O Brasil fez um jogo lento contra a Argentina, atrapalhado pela péssima arbitragem, que logo carregou todas as pivôs com faltas. Sem a principal via de pontuação, sofremos na mão das argentinas, que tiveram a bola final para vencer – e erraram. O baixo placar fala por si: 56 x 55, com aproveitamento pífio (25%), mais desperdícios que assistências e sem movimentação ofensiva. Em toda posse, buscava-se as pivôs, enquanto as demais estacionavam no perímetro e na primeira oportunidade chutavam da linha de três pontos.

Uma exibição para esquecer, que despertou desconfiança na torcida. O próximo jogo, último da fase de grupos, seria contra a poderosa seleção norte-americana, valendo o primeiro lugar da chave. E daí, de repente, acontece uma epifania impensável: o Brasil faz um belo jogo, movimentando no ataque e pressionando na defesa. Jogadoras até então nulas aparecem e o Brasil restringe o ataque adversário – a vitória por 67 x 54 relembrou a todos do poderio e da tradição da seleção brasileira. Sem dúvida, também mostrou o talento dessa geração, que carece de melhores condições de preparação. Ainda que contra um adversário formado por universitárias, elas são estrelas e protagonistas, cotadas para os próximos drafts da WNBA.

Lauren Betts demonstrou toda sua qualidade, ao finalizar com 11 pontos e 15 rebotes, em um duelo equilibrado com a brasileira Kamilla.
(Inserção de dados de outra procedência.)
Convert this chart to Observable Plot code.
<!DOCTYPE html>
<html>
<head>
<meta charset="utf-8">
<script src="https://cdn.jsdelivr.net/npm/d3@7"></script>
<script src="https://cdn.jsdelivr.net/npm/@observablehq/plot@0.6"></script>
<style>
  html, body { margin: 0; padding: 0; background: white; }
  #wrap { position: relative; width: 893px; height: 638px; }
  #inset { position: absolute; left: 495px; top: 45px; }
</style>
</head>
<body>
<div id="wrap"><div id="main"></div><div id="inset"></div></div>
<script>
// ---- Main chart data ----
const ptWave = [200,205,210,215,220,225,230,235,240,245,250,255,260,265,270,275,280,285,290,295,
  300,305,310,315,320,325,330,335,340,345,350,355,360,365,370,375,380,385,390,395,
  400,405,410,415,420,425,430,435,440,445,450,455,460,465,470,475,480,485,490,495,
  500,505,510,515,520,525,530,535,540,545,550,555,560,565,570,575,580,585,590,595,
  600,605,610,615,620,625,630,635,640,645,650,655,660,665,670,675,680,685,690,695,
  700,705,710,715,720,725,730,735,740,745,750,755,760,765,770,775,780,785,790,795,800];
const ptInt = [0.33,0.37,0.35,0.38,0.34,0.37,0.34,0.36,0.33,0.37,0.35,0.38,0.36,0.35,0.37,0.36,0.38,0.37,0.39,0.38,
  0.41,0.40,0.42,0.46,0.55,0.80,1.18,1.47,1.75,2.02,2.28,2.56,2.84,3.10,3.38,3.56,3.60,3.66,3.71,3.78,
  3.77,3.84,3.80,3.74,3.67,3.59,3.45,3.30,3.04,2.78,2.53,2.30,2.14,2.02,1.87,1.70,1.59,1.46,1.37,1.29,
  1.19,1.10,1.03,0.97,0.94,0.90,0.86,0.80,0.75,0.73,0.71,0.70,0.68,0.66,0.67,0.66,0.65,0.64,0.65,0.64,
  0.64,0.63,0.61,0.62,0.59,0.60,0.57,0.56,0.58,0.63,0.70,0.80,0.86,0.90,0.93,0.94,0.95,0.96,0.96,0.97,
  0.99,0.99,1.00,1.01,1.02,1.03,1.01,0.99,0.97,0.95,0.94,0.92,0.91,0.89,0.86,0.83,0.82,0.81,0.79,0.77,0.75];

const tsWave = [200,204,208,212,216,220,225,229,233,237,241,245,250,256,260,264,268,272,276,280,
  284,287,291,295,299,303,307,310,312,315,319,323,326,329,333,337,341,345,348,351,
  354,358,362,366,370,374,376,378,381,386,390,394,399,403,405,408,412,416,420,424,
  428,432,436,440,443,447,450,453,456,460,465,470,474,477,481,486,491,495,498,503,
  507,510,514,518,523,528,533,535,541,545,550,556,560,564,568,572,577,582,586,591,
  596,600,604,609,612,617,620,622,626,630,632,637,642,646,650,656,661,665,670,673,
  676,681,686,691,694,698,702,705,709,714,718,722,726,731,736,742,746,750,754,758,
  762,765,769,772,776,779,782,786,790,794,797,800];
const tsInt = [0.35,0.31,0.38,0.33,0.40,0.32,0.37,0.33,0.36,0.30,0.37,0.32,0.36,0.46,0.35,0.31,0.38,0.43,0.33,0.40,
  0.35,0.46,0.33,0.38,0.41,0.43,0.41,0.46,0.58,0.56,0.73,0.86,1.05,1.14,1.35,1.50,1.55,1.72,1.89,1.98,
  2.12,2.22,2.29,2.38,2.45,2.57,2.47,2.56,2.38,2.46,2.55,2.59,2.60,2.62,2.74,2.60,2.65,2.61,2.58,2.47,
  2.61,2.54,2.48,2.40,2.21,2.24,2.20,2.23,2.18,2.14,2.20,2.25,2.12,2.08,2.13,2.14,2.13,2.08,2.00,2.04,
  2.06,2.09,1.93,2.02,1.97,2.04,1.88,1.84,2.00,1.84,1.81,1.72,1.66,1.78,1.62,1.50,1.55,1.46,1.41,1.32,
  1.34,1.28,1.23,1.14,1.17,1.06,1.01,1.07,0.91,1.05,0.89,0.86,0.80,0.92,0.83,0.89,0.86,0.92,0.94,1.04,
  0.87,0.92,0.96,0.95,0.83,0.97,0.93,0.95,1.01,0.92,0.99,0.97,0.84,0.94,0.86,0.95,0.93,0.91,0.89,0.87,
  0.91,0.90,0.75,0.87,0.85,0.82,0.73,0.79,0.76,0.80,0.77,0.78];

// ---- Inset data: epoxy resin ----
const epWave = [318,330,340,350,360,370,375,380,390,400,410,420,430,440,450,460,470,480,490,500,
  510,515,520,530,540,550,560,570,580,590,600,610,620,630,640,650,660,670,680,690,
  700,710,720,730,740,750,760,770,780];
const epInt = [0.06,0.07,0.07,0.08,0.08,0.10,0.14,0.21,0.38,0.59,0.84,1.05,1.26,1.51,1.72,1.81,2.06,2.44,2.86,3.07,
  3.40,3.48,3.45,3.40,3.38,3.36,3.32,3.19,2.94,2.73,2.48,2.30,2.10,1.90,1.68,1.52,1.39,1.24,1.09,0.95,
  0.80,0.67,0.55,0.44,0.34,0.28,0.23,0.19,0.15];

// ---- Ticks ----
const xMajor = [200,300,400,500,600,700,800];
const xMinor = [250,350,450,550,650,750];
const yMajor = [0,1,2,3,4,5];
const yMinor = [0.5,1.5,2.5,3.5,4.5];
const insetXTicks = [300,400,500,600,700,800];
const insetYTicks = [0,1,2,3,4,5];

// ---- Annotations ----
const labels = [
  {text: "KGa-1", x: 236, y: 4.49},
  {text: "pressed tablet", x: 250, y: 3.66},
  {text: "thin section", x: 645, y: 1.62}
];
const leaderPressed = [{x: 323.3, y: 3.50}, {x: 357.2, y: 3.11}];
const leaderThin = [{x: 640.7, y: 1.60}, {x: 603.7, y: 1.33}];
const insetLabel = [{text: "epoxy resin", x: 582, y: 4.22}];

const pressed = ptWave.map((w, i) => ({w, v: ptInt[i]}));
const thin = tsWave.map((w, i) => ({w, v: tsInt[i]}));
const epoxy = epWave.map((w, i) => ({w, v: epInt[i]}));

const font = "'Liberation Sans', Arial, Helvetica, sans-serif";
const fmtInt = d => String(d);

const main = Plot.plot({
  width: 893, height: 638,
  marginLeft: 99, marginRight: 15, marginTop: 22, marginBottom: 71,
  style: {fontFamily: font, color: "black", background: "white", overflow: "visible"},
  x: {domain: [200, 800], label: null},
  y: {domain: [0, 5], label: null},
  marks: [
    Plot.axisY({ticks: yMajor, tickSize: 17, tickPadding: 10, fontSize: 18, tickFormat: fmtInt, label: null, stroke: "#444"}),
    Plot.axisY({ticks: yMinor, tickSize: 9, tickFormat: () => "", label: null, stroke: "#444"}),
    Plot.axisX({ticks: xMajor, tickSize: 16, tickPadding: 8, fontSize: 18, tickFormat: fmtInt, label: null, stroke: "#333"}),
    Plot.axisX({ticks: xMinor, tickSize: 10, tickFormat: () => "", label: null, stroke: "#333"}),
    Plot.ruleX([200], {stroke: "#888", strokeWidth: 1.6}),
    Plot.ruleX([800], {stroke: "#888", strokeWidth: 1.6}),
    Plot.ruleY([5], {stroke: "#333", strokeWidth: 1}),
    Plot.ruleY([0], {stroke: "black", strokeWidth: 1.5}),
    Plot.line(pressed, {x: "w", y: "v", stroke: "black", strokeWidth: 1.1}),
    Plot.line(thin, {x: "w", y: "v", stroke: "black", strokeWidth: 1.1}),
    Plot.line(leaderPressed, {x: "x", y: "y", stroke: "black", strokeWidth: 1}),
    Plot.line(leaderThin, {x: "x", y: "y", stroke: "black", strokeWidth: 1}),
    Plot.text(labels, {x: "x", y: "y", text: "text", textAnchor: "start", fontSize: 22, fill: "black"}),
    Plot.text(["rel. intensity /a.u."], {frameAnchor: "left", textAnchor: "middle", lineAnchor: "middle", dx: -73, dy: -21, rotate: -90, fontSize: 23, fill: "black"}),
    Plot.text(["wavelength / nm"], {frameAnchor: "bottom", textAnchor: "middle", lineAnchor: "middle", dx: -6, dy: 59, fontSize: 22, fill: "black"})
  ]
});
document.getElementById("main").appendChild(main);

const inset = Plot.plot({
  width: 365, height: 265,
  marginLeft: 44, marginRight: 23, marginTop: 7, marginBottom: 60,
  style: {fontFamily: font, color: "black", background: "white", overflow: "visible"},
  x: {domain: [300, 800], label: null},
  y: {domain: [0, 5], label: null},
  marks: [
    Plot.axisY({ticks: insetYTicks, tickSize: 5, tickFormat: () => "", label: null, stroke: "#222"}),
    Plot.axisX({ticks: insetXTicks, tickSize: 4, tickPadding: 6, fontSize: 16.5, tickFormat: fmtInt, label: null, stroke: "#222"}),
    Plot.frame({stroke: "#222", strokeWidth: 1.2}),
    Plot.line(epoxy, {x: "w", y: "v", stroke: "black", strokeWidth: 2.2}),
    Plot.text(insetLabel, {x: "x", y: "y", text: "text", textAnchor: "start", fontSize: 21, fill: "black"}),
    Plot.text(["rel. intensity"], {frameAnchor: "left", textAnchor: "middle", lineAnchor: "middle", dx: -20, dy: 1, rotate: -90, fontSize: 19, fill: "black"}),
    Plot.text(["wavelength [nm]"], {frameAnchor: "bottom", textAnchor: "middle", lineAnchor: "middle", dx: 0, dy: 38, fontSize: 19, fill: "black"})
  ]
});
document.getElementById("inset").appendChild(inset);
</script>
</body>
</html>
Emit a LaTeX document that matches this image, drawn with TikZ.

Felizmente, pela primeira vez no torneio, a seleção canarinho jogou como um coletivo, organizado, onde cada uma desempenhou sua função, de forma eficiente. Nessas condições, é possível despontar todo poder de decisão da ala Tainá Paixão, que matou as adversárias no jogo de bloqueio.

Tainá tem histórico de derrotar os EUA, e o fez de forma similar à final do Pan de 2019. Vitória para reconquistar a torcida e demonstrar o potencial desse elenco. Garantido na primeira posição do grupo A, o Brasil cruzará nas quartas contra México ou Colômbia, que se enfrentam na rodada derradeira do grupo B. A conquista sobre os EUA “facilitou” o caminho rumo à final – e a uma vaga no pré-olímpico mundial, já que empurrou EUA e Canadá para uma eventual semi-final.

Se o mundo do basquete brasileiro desse mais atenção ao naipe feminino, principalmente a CBB, poderíamos ocupar um outro patamar. O respeito despertado pela seleção feminina nos lembra que somos o maior ganhador da competição continental (5 ouros), com retrospecto positivo frente às norte-americanas (5v e 3d), fato raro no esporte da bola laranja.

Entretanto, ao invés de propiciar condições adequadas, e mínimas, ao basquete feminino, a Confederação prefere se engalfinhar contra a Liga de Clubes. Convém lembrar que, enquanto a celebrada seleção masculina sub-19, finalizou a preparação com 3 amistosos de elite, a feminina embarca para o mundial da categoria sem nenhum confronto na agenda.

Pobre modalidade que desperta o pior nas organizações de gestão, enquanto os resultados desaparecem. Resta apenas torcer para que, dentro de quadra, surjam raios como o que a seleção adulta feminina nos proporcionou na vitória sobre os EUA.